Source code of charts
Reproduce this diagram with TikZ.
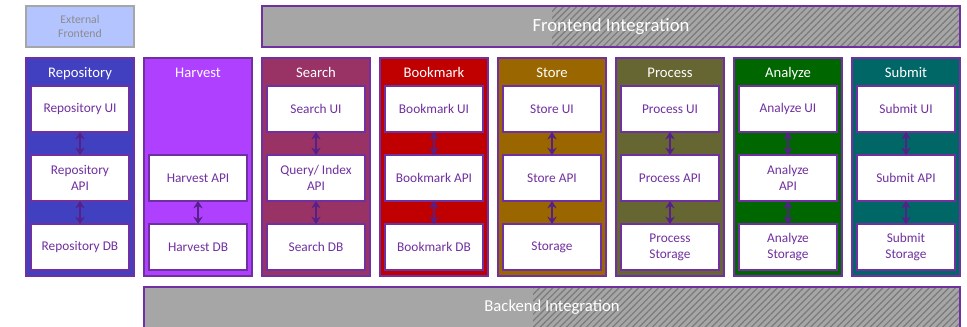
\documentclass[tikz,border=0pt]{standalone}
\usepackage{fontspec}
\setmainfont{Carlito}
\usetikzlibrary{arrows.meta,patterns.meta}

\definecolor{boxpurple}{HTML}{7030A0}
\definecolor{linkpurple}{HTML}{55208A}
\definecolor{bargray}{HTML}{A6A6A6}
\definecolor{stripegray}{HTML}{7A7A7A}
\definecolor{extblue}{HTML}{B4C4FF}
\definecolor{extgray}{HTML}{A6A6A6}
\definecolor{exttext}{HTML}{8C8C8C}
\definecolor{repoc}{HTML}{4040C0}
\definecolor{harvc}{HTML}{B040FF}
\definecolor{searchc}{HTML}{993366}
\definecolor{bookc}{HTML}{C00000}
\definecolor{storec}{HTML}{996600}
\definecolor{procc}{HTML}{666633}
\definecolor{anac}{HTML}{006600}
\definecolor{subc}{HTML}{006666}

\tikzset{
  column/.style={draw=boxpurple, line width=1pt, minimum width=81pt, minimum height=163.5pt, inner sep=0pt, outer sep=0pt},
  coltitle/.style={anchor=base, text=white, font=\fontsize{11}{13}\selectfont},
  part/.style={draw=boxpurple, fill=white, line width=0.8pt, minimum width=73.5pt, minimum height=34.5pt, inner sep=0pt, outer sep=0pt, align=center, text=boxpurple, font=\fontsize{10}{12}\selectfont},
  link/.style={{Stealth[length=5.5pt,width=7pt]}-{Stealth[length=5.5pt,width=7pt]}, line width=1.2pt, draw=linkpurple, fill=linkpurple},
  bar/.style={draw=boxpurple, fill=bargray, line width=1pt, minimum height=30.75pt, inner sep=0pt, text=white},
  hatch/.style={pattern={Lines[angle=45,distance=3.5pt,line width=0.9pt]}, pattern color=stripegray}
}

\begin{document}
\begin{tikzpicture}[x=0.75pt,y=0.75pt,yscale=-1,xscale=1]
\useasboundingbox (0,0) rectangle (967,326);

% top row
\node[draw=extgray, fill=extblue, line width=1.2pt, minimum width=81pt, minimum height=30.75pt, inner sep=0pt, align=center, text=exttext, font=\fontsize{8.8}{10.5}\selectfont] (ext) at (80,26.5) {External\\Frontend};

\node[bar, minimum width=523.5pt, font=\fontsize{14}{16}\selectfont, path picture={\fill[hatch] ([xshift=217.5pt]path picture bounding box.south west) rectangle (path picture bounding box.north east);}] (front) at (611,26.5) {Frontend Integration};

% services
\foreach \i/\id/\ttl/\col/\ui/\api/\db in {
  0/repo/Repository/repoc/Repository UI/{Repository\\API}/Repository DB,
  2/search/Search/searchc/Search UI/{Query/ Index\\API}/Search DB,
  3/book/Bookmark/bookc/Bookmark UI/Bookmark API/Bookmark DB,
  4/store/Store/storec/Store UI/Store API/Storage,
  5/proc/Process/procc/Process UI/Process API/{Process\\Storage},
  6/ana/Analyze/anac/Analyze UI/{Analyze\\API}/{Analyze\\Storage},
  7/sub/Submit/subc/Submit UI/Submit API/{Submit\\Storage}}{
  \node[column, fill=\col] (\id) at (80+118*\i,167) {};
  \node[coltitle] (\id-t) at (80+118*\i,77.5) {\ttl};
  \node[part] (\id-ui) at (80+118*\i,109) {\ui};
  \node[part] (\id-api) at (80+118*\i,178) {\api};
  \node[part] (\id-db) at (80+118*\i,247) {\db};
  \draw[link] (\id-ui) -- (\id-api);
  \draw[link] (\id-api) -- (\id-db);
}

% harvest has no UI
\node[column, fill=harvc] (harv) at (198,167) {};
\node[coltitle] (harv-t) at (198,77.5) {Harvest};
\node[part] (harv-api) at (198,178) {Harvest API};
\node[part] (harv-db) at (198,247) {Harvest DB};
\draw[link] (harv-api) -- (harv-db);

% bottom row
\node[bar, minimum width=612pt, font=\fontsize{12.5}{15}\selectfont, path picture={\fill[hatch] ([xshift=291.75pt]path picture bounding box.south west) rectangle (path picture bounding box.north east);}] (back) at (552,307.5) {Backend Integration};

\end{tikzpicture}
\end{document}
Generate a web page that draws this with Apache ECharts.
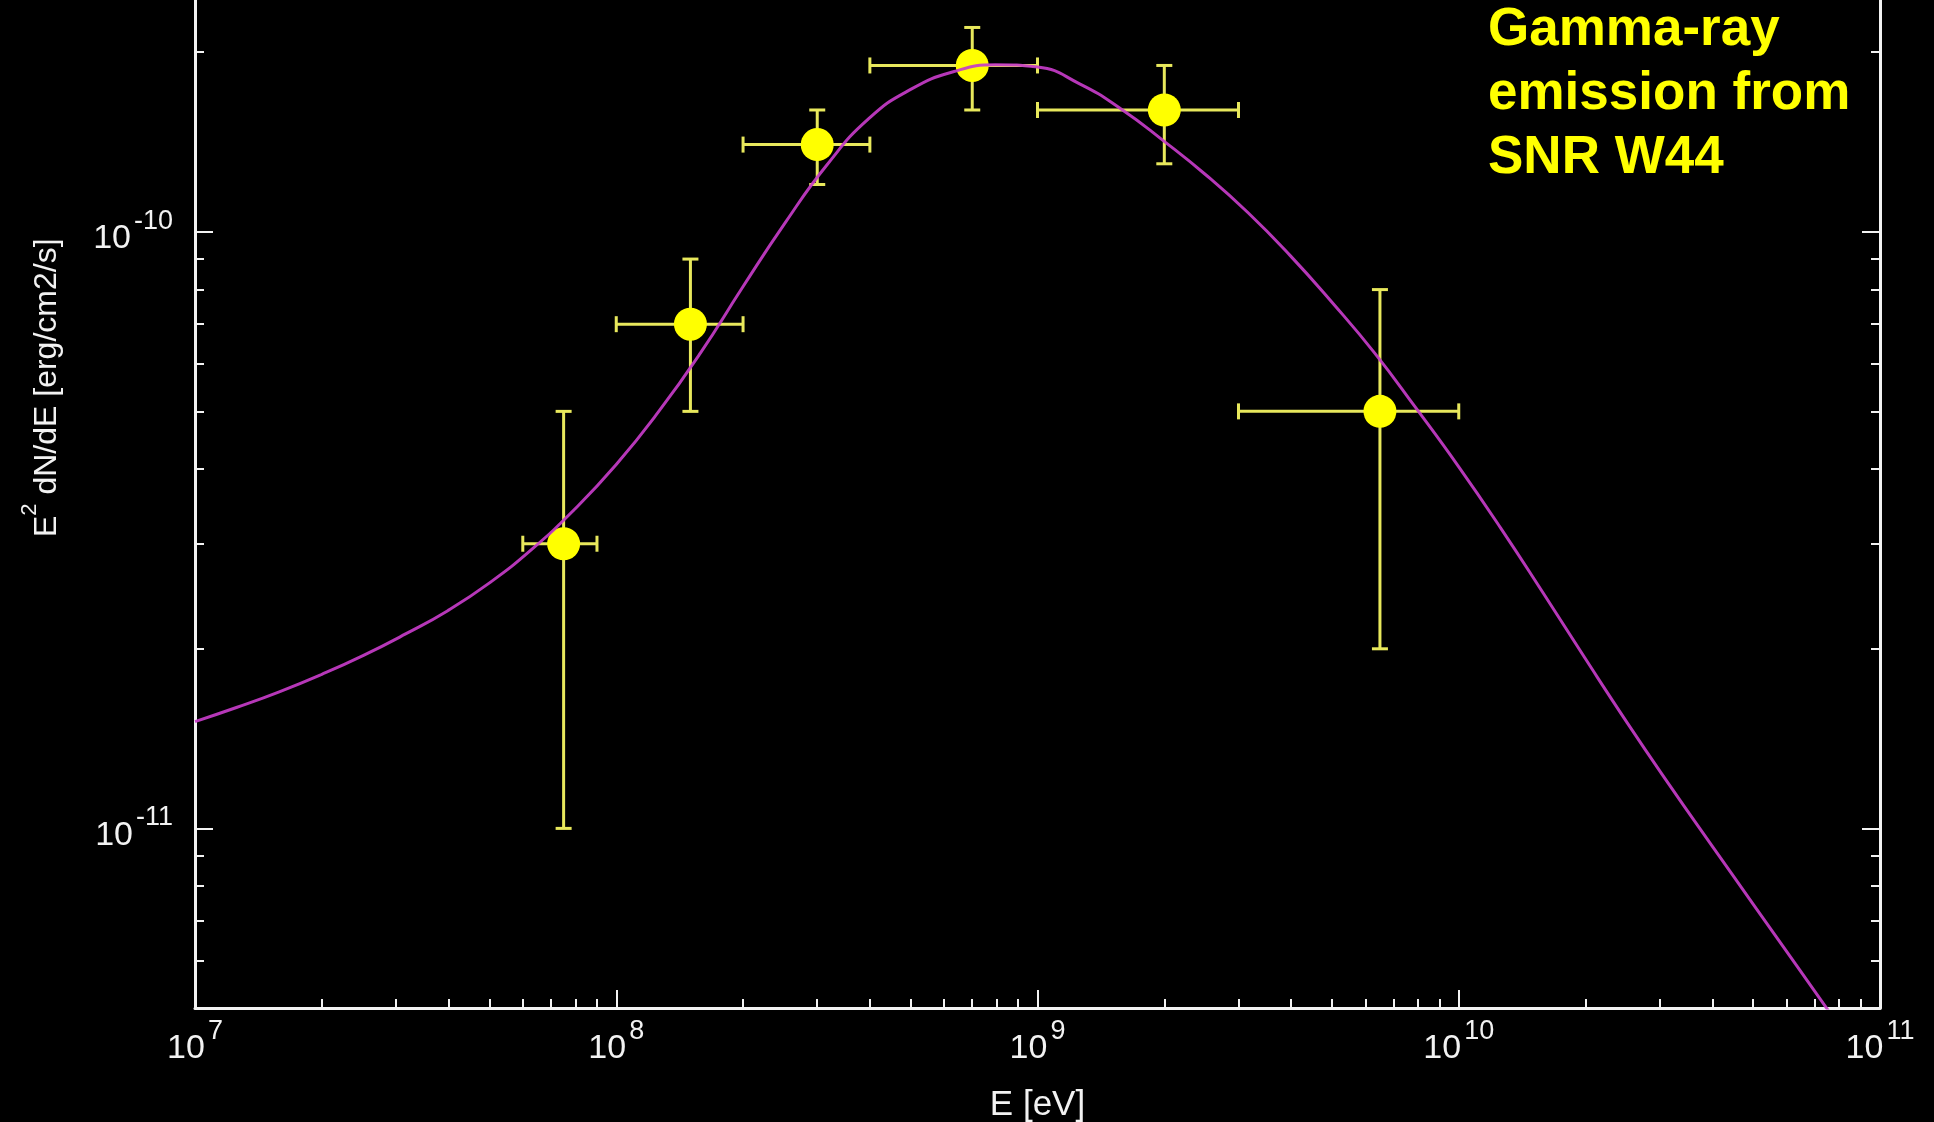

• **What to work on**
Omit every picture, and otherwise quote the entries exactly.

• **Task output**
Reproduce this diagram with TikZ.
\documentclass[tikz,border=0pt]{standalone}
\usepackage{fontspec}
\setmainfont{Carlito}
\usetikzlibrary{arrows.meta,patterns.meta}

\definecolor{boxpurple}{HTML}{7030A0}
\definecolor{linkpurple}{HTML}{55208A}
\definecolor{bargray}{HTML}{A6A6A6}
\definecolor{stripegray}{HTML}{7A7A7A}
\definecolor{extblue}{HTML}{B4C4FF}
\definecolor{extgray}{HTML}{A6A6A6}
\definecolor{exttext}{HTML}{8C8C8C}
\definecolor{repoc}{HTML}{4040C0}
\definecolor{harvc}{HTML}{B040FF}
\definecolor{searchc}{HTML}{993366}
\definecolor{bookc}{HTML}{C00000}
\definecolor{storec}{HTML}{996600}
\definecolor{procc}{HTML}{666633}
\definecolor{anac}{HTML}{006600}
\definecolor{subc}{HTML}{006666}

\tikzset{
  column/.style={draw=boxpurple, line width=1pt, minimum width=81pt, minimum height=163.5pt, inner sep=0pt, outer sep=0pt},
  coltitle/.style={anchor=base, text=white, font=\fontsize{11}{13}\selectfont},
  part/.style={draw=boxpurple, fill=white, line width=0.8pt, minimum width=73.5pt, minimum height=34.5pt, inner sep=0pt, outer sep=0pt, align=center, text=boxpurple, font=\fontsize{10}{12}\selectfont},
  link/.style={{Stealth[length=5.5pt,width=7pt]}-{Stealth[length=5.5pt,width=7pt]}, line width=1.2pt, draw=linkpurple, fill=linkpurple},
  bar/.style={draw=boxpurple, fill=bargray, line width=1pt, minimum height=30.75pt, inner sep=0pt, text=white},
  hatch/.style={pattern={Lines[angle=45,distance=3.5pt,line width=0.9pt]}, pattern color=stripegray}
}

\begin{document}
\begin{tikzpicture}[x=0.75pt,y=0.75pt,yscale=-1,xscale=1]
\useasboundingbox (0,0) rectangle (967,326);

% top row
\node[draw=extgray, fill=extblue, line width=1.2pt, minimum width=81pt, minimum height=30.75pt, inner sep=0pt, align=center, text=exttext, font=\fontsize{8.8}{10.5}\selectfont] (ext) at (80,26.5) {External\\Frontend};

\node[bar, minimum width=523.5pt, font=\fontsize{14}{16}\selectfont, path picture={\fill[hatch] ([xshift=217.5pt]path picture bounding box.south west) rectangle (path picture bounding box.north east);}] (front) at (611,26.5) {Frontend Integration};

% services
\foreach \i/\id/\ttl/\col/\ui/\api/\db in {
  0/repo/Repository/repoc/Repository UI/{Repository\\API}/Repository DB,
  2/search/Search/searchc/Search UI/{Query/ Index\\API}/Search DB,
  3/book/Bookmark/bookc/Bookmark UI/Bookmark API/Bookmark DB,
  4/store/Store/storec/Store UI/Store API/Storage,
  5/proc/Process/procc/Process UI/Process API/{Process\\Storage},
  6/ana/Analyze/anac/Analyze UI/{Analyze\\API}/{Analyze\\Storage},
  7/sub/Submit/subc/Submit UI/Submit API/{Submit\\Storage}}{
  \node[column, fill=\col] (\id) at (80+118*\i,167) {};
  \node[coltitle] (\id-t) at (80+118*\i,77.5) {\ttl};
  \node[part] (\id-ui) at (80+118*\i,109) {\ui};
  \node[part] (\id-api) at (80+118*\i,178) {\api};
  \node[part] (\id-db) at (80+118*\i,247) {\db};
  \draw[link] (\id-ui) -- (\id-api);
  \draw[link] (\id-api) -- (\id-db);
}

% harvest has no UI
\node[column, fill=harvc] (harv) at (198,167) {};
\node[coltitle] (harv-t) at (198,77.5) {Harvest};
\node[part] (harv-api) at (198,178) {Harvest API};
\node[part] (harv-db) at (198,247) {Harvest DB};
\draw[link] (harv-api) -- (harv-db);

% bottom row
\node[bar, minimum width=612pt, font=\fontsize{12.5}{15}\selectfont, path picture={\fill[hatch] ([xshift=291.75pt]path picture bounding box.south west) rectangle (path picture bounding box.north east);}] (back) at (552,307.5) {Backend Integration};

\end{tikzpicture}
\end{document}
Generate a web page that draws this with Apache ECharts.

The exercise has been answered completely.